Citing a “source close to the situation”, the New York Post says the decision has been made – and Apollo is “not looking back”.

Apollo, as usual, gave The Loadstar “no comment”. CEVA however, while pushing out the usual statement about not commenting on rumours, did not officially deny the story when probed further.

However, banking sources in New York agree it is likely, and during 2018, rather than 2019 or 2020.

And an IPO was certainly something both CEVA and Apollo wanted, in the event a buyer could not be found.

Apollo, which controls the shares, has wanted out for a long time. It tried an IPO on the New York Stock Exchange in 2013, but a poor financial performance from CEVA led to it being withdrawn.

CEVA meanwhile, has said it would like to indulge in a little M&A activity, to propel it into the ranks of the largest forwarders.
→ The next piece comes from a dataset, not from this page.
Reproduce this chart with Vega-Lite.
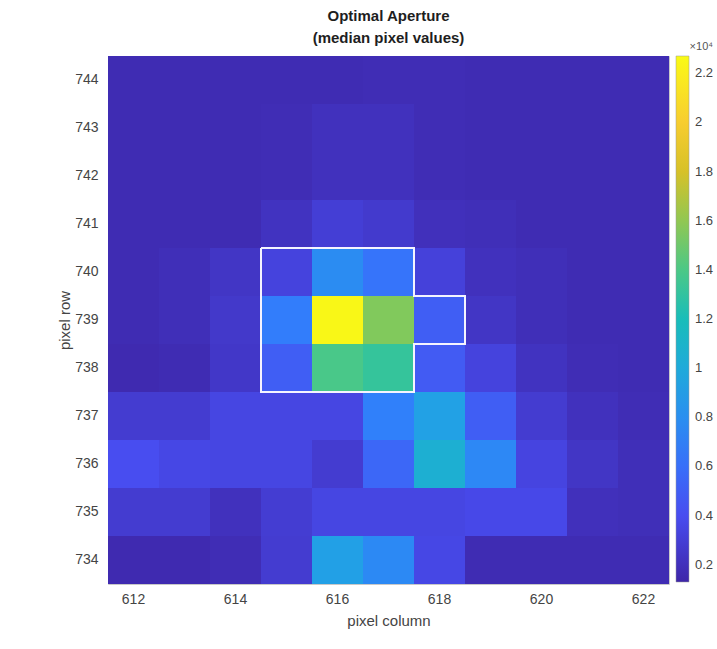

CEO Xavier Urbain told The Loadstar last year: “The top 10 is not enough.”

And an IPO is one way to achieve that – if it raises sufficient funds.

The irony here is that the news came out just as the stock market fell significantly for the first time in two years.

The next question, of course, given the amount of M&A activity larger forwarders (see DSV, Geodis, XPO) have already said is coming this year, is which companies might be left to buy, and at what price.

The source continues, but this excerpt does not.